We collected volatiles from the leaves of the two morphotypes under the same growth conditions and ambient temperature, in biological triplicates. Approximately 100 g of dry leaves from the two morphotypes, were extracted with 1000 mL of reverse osmosis water using a Clevenger apparatus⁸⁷ , following four hours of extraction by hydro-distillation. Samples of the essential oils extracted from the leaves were analyzed using gas chromatography with a flame ionization detector (GC-FID) (Shimadzu GC-2010 Plus) and gas chromatography coupled to mass spectrometry (GC–MS) (Shimadzu GCMS-QP2010 SE).

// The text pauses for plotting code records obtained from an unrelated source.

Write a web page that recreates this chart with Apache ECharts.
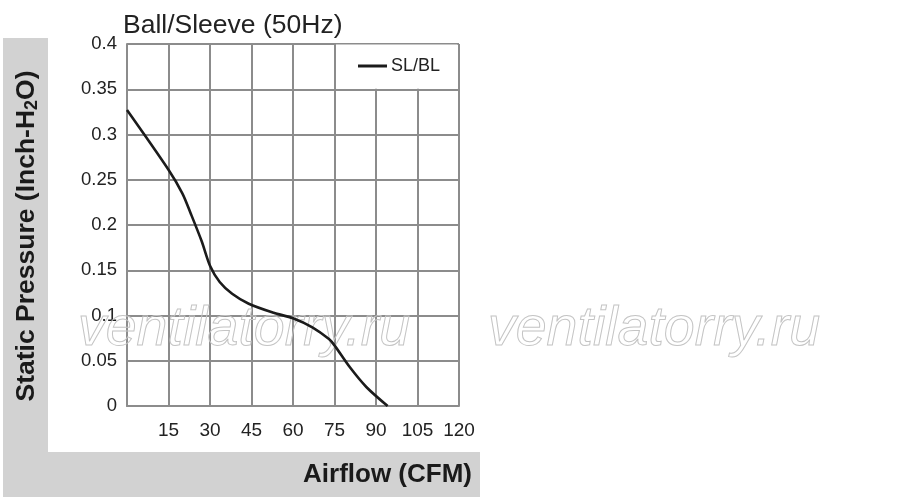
<!DOCTYPE html>
<html lang="en">
<head>
    <meta charset="UTF-8">
    <title>Ball/Sleeve (50Hz)</title>
    <style>
        html, body { margin: 0; padding: 0; background: #fff; }
        #chart { width: 900px; height: 502px; }
    </style>
    <script src="https://cdn.jsdelivr.net/npm/echarts@6/dist/echarts.min.js"></script>
</head>
<body>
    <div id="chart"></div>
    <script>
        // curve
        var airflow = [0, 15, 20, 23, 27, 30, 33.5, 38, 44, 53, 60, 67, 73, 75, 80.5, 86.5, 94.2];
        var pressure = [0.327, 0.261, 0.235, 0.213, 0.182, 0.155, 0.137, 0.124, 0.113, 0.103, 0.097, 0.087, 0.074, 0.067, 0.043, 0.021, 0];
        var seriesName = 'SL/BL';
        var watermark = 'ventilatorry.ru';

        var font = '"Liberation Sans", Arial, sans-serif';
        var gridColor = '#8c8c8c';
        var bandColor = '#d2d2d2';

        var points = [];
        for (var i = 0; i < airflow.length; i++) {
            points.push([airflow[i], pressure[i]]);
        }

        var chart = echarts.init(document.getElementById('chart'));

        var option = {
            animation: false,
            textStyle: { fontFamily: font },
            title: {
                text: 'Ball/Sleeve (50Hz)',
                left: 123,
                top: 12,
                padding: 0,
                textStyle: { fontFamily: font, fontSize: 26.5, fontWeight: 'normal', color: '#222' }
            },
            legend: {
                data: [seriesName],
                left: 358,
                top: 57,
                padding: 0,
                icon: 'rect',
                itemWidth: 29,
                itemHeight: 3,
                itemGap: 4,
                textStyle: { fontFamily: font, fontSize: 18, color: '#222', padding: [0, 0, 0, -1] }
            },
            grid: { left: 127, right: 441, top: 44, bottom: 96 },
            xAxis: {
                type: 'value',
                min: 0,
                max: 120,
                interval: 15,
                axisLine: { lineStyle: { color: gridColor, width: 2 } },
                axisTick: { show: false },
                splitLine: { lineStyle: { color: gridColor, width: 2 } },
                axisLabel: {
                    fontSize: 19,
                    color: '#222',
                    margin: 15,
                    formatter: function (v) { return v === 0 ? '' : v; }
                }
            },
            yAxis: {
                type: 'value',
                min: 0,
                max: 0.4,
                interval: 0.05,
                axisLine: { show: true, lineStyle: { color: gridColor, width: 2 } },
                axisTick: { show: false },
                splitLine: { lineStyle: { color: gridColor, width: 2 } },
                axisLabel: { fontSize: 18.5, color: '#222', margin: 10, padding: [7, 0, 0, 0] }
            },
            series: [
                {
                    name: seriesName,
                    type: 'line',
                    data: points,
                    smooth: 0.3,
                    showSymbol: false,
                    color: '#1b1b1b',
                    lineStyle: { color: '#1b1b1b', width: 2.6 }
                }
            ],
            graphic: [
                // grey L-shaped band behind the axis titles
                { type: 'rect', z: -10, shape: { x: 3, y: 38, width: 45, height: 459 }, style: { fill: bandColor } },
                { type: 'rect', z: -10, shape: { x: 3, y: 452, width: 477, height: 45 }, style: { fill: bandColor } },
                {
                    type: 'text', z: 5, x: 27, y: 236, rotation: Math.PI / 2,
                    style: {
                        text: 'Static Pressure (Inch-H{sub|2}O)',
                        fontFamily: font, fontSize: 26.5, fontWeight: 'bold', fill: '#1a1a1a',
                        align: 'center', verticalAlign: 'middle',
                        rich: { sub: { fontFamily: font, fontSize: 18, fontWeight: 'bold', fill: '#1a1a1a', padding: [10, 0, 0, 0] } }
                    }
                },
                {
                    type: 'text', z: 5, x: 472, y: 475,
                    style: {
                        text: 'Airflow (CFM)',
                        fontFamily: font, fontSize: 26, fontWeight: 'bold', fill: '#1a1a1a',
                        align: 'right', verticalAlign: 'middle'
                    }
                },
                // outlined watermark text
                {
                    type: 'text', z: 1, x: 78, y: 330,
                    style: {
                        text: watermark, fontFamily: font, fontSize: 55.5, fontStyle: 'italic',
                        fill: 'none', stroke: '#c4c4c4', lineWidth: 1, verticalAlign: 'middle'
                    }
                },
                {
                    type: 'text', z: 1, x: 488, y: 330,
                    style: {
                        text: watermark, fontFamily: font, fontSize: 55.5, fontStyle: 'italic',
                        fill: 'none', stroke: '#c4c4c4', lineWidth: 1, verticalAlign: 'middle'
                    }
                }
            ]
        };

        chart.setOption(option);

        // blank the top-right cells behind the legend (no 90/105 grid lines there)
        var p1 = chart.convertToPixel({ gridIndex: 0 }, [75, 0.4]);
        var p2 = chart.convertToPixel({ gridIndex: 0 }, [120, 0.35]);
        option.graphic.push({
            type: 'rect', z: 1,
            shape: { x: p1[0] + 1.5, y: p1[1] + 0.5, width: p2[0] - p1[0] - 3, height: p2[1] - p1[1] - 1 },
            style: { fill: '#fff' }
        });
        chart.setOption({ graphic: option.graphic });
    </script>
</body>
</html>
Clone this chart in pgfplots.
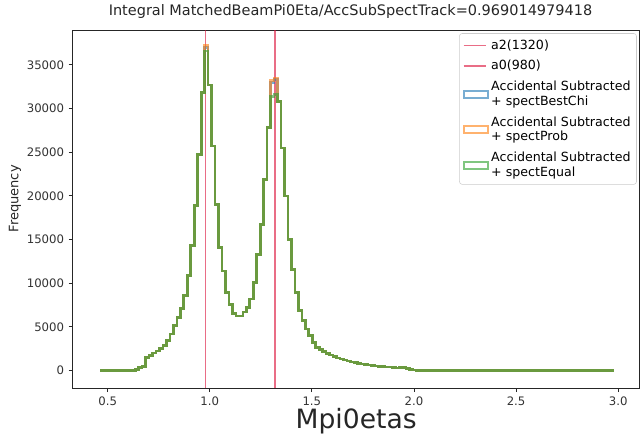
\documentclass[border=0pt]{standalone}
\usepackage{pgfplots}
\pgfplotsset{compat=1.18}
\usepackage{pgfplotstable}
\usepackage{fontspec}
\setmainfont{DejaVu Sans}

\definecolor{tabblue}{HTML}{1F77B4}
\definecolor{taborange}{HTML}{FF7F0E}
\definecolor{tabgreen}{HTML}{2CA02C}
\definecolor{crimson}{HTML}{DC143C}

% resonance masses
\pgfplotstableread{
x    y
1.32 -2000
1.32 38950
}\atwo
\pgfplotstableread{
x    y
0.98 -2000
0.98 38950
}\azero

% bin left edges and counts (width 0.017)
\pgfplotstableread{
x     b     o     g
0.465 0     0     0
0.635 150   150   150
0.652 350   350   350
0.669 450   450   450
0.686 1500  1500  1500
0.703 1750  1750  1750
0.720 2000  2000  2000
0.737 2250  2250  2250
0.754 2550  2550  2550
0.771 2900  2900  2900
0.788 3450  3450  3450
0.805 4200  4200  4200
0.822 5150  5150  5150
0.839 6100  6100  6100
0.856 7100  7100  7100
0.873 8600  8600  8600
0.890 10900 10900 10900
0.907 14300 14300 14300
0.924 18900 18900 18900
0.941 24700 24700 24700
0.958 31800 31800 31800
0.975 37000 37200 36600
0.992 32700 32700 32700
1.009 25700 25700 25700
1.026 19000 19000 19000
1.043 14100 14100 14100
1.060 11400 11400 11400
1.077 8900  8900  8900
1.094 7600  7600  7600
1.111 6500  6500  6500
1.128 6250  6250  6250
1.145 6250  6250  6250
1.162 6700  6700  6700
1.179 7200  7200  7200
1.196 8200  8200  8200
1.213 10100 10100 10100
1.230 13300 13300 13300
1.247 16700 16700 16700
1.264 21900 21900 21900
1.281 27800 27800 27800
1.298 33000 33200 31400
1.315 33300 33500 31600
1.332 30800 30800 30800
1.349 25500 25500 25500
1.366 20000 20000 20000
1.383 15000 15000 15000
1.400 11600 11600 11600
1.417 8940  8940  8940
1.434 6850  6850  6850
1.451 5710  5710  5710
1.468 4750  4750  4750
1.485 4000  4000  4000
1.502 3230  3230  3230
1.519 2660  2660  2660
1.536 2400  2400  2400
1.553 2150  2150  2150
1.570 1950  1950  1950
1.587 1800  1800  1800
1.604 1600  1600  1600
1.621 1450  1450  1450
1.638 1320  1320  1320
1.655 1200  1200  1200
1.672 1080  1080  1080
1.689 980   980   980
1.706 900   900   900
1.723 820   820   820
1.740 750   750   750
1.757 690   690   690
1.774 640   640   640
1.791 590   590   590
1.808 540   540   540
1.825 500   500   500
1.842 460   460   460
1.859 420   420   420
1.876 390   390   390
1.893 350   350   350
1.910 300   300   300
1.927 330   330   330
1.944 380   380   380
1.961 250   250   250
1.978 150   150   150
1.995 60    60    60
2.012 0     0     0
2.981 0     0     0
}\spect

\begin{document}
\begin{tikzpicture}
\begin{axis}[
    at={(0,0)}, anchor=south west,
    scale only axis,
    width=426.75pt, height=269.25pt,
    xmin=0.329, xmax=3.105,
    ymin=-2000, ymax=38950,
    axis line style={black!85, line width=0.6pt},
    tick align=outside,
    xtick pos=bottom, ytick pos=left,
    major tick length=3pt,
    tick style={black!85, line width=0.6pt},
    xtick={0.5,1.0,1.5,2.0,2.5,3.0},
    ytick={0,5000,10000,15000,20000,25000,30000,35000},
    scaled y ticks=false,
    xticklabel style={/pgf/number format/.cd, fixed, fixed zerofill, precision=1},
    yticklabel style={/pgf/number format/1000 sep={}},
    /pgf/number format/assume math mode=true,
    tick label style={font=\fontsize{8.8}{10}\selectfont, text=black!80},
    title={Integral MatchedBeamPi0Eta/AccSubSpectTrack=0.969014979418},
    title style={at={(axis description cs:0.49,1.0195)}, anchor=base,
        font=\fontsize{10.9}{12}\selectfont, text=black!85},
    xlabel={Mpi0etas},
    xlabel style={at={(axis description cs:0.5,-0.114)}, anchor=base,
        font=\fontsize{20}{24}\selectfont, text=black!85},
    ylabel={Frequency},
    ylabel style={at={(axis description cs:-0.102,0.529)}, anchor=center, rotate=0,
        font=\fontsize{9.8}{11}\selectfont, text=black!85},
    legend style={at={(axis description cs:0.995,0.992)}, anchor=north east,
        draw=black!20, rounded corners=2pt, fill=white, fill opacity=0.8, text opacity=1,
        font=\fontsize{9.5}{11}\selectfont, cells={align=left, anchor=west},
        inner sep=2.5pt, row sep=3pt},
    legend cell align=left,
    vres/.style={const plot mark left, draw=crimson, color=crimson, draw opacity=0.62,
        line width=1.05pt, sharp corners},
]
\addplot[vres] table[x=x, y=y] {\atwo};
\addlegendentry{a2(1320)}
\addplot[vres] table[x=x, y=y] {\azero};
\addlegendentry{a0(980)}
\pgfplotsset{histleg/.style={legend image code/.code={
    \draw[##1, fill=none, line width=1.4pt, sharp corners] (0pt,-2.6pt) rectangle (18pt,2.6pt);}}}
\addplot[const plot mark left, tabblue, draw opacity=0.6, line width=2pt, histleg]
    table[x=x, y=b] {\spect};
\addlegendentry{Accidental Subtracted\\+ spectBestChi}
\addplot[const plot mark left, taborange, draw opacity=0.6, line width=2pt, histleg]
    table[x=x, y=o] {\spect};
\addlegendentry{Accidental Subtracted\\+ spectProb}
\addplot[const plot mark left, tabgreen, draw opacity=0.6, line width=2pt, histleg]
    table[x=x, y=g] {\spect};
\addlegendentry{Accidental Subtracted\\+ spectEqual}
\end{axis}
\useasboundingbox (-54.75pt,-34.5pt) rectangle (425.25pt,289.5pt);
\end{tikzpicture}
\end{document}
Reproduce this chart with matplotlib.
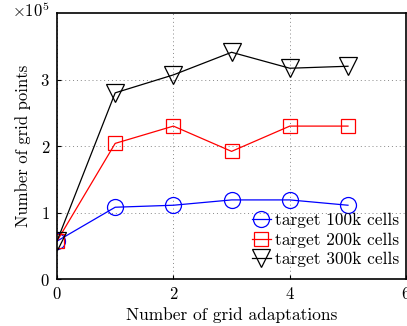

We conducted the analyses according to the following conditions: helium (He) as the carrier gas for both detectors, with the flow and linear speeds of 2.80 mL min⁻¹ and 50.8 cm s⁻¹ (GC-FID), and 1.98 mL min⁻¹ and 50.9 cm s⁻¹ (GC–MS), respectively; injection port temperature of 220 °C with a split ratio of 1:30; fused silica capillary column (30 m × 0.25 mm); stationary phase Rtx^®-5MS (0.25 μm film thickness); oven with an initial temperature of 40 °C, maintained for 3 min, then gradually increased by 3 °C min⁻¹ until 180 °C, where it remained for 10 min (total analysis time: 59.67 min); and FID and MS detector temperature of 240 °C and 200 °C, respectively^{49 (link)}. The used samples were taken from the vials in 1 μL of a solution containing 3% essential oil dissolved in hexane with 0.1 mol L⁻¹ dimethylacetamide (DMA; external standard for reproducibility control).
The GC–MS analyses were performed using electron impact equipment with an impact energy of 70 eV, scanning speed of 1000, scanning interval of 0.50 fragments s⁻¹, and fragments detected from 29 to 400 (m/z). The GC-FID analyses were carried out in a flame formed by H2 and atmospheric air at a temperature of 300 °C. Flow rates of 40 mL min⁻¹ and 400 mL min⁻¹ were used for H2 and air, respectively. Identification of the compounds in the essential oils was accomplished by comparing the obtained mass spectra with those available in the spectral library database (Wiley 7, NIST 05, and NIST 05 s) and retention indices (RI). To calculate the RIs, we used a mixture of saturated alkanes C7–C40 (Supelco-USA) and adjusted retention time of each compound, obtained by GC-FID. The values calculated for each compound were compared with those reported in literature^{88 –90} .
We calculated the relative percentage of each compound in the essential oil using the ratio between the integral area of the peaks and the total area of all sample constituents obtained via GC-FID analyses. The compounds with a relative area above 2% were identified and considered predominant if above 10%.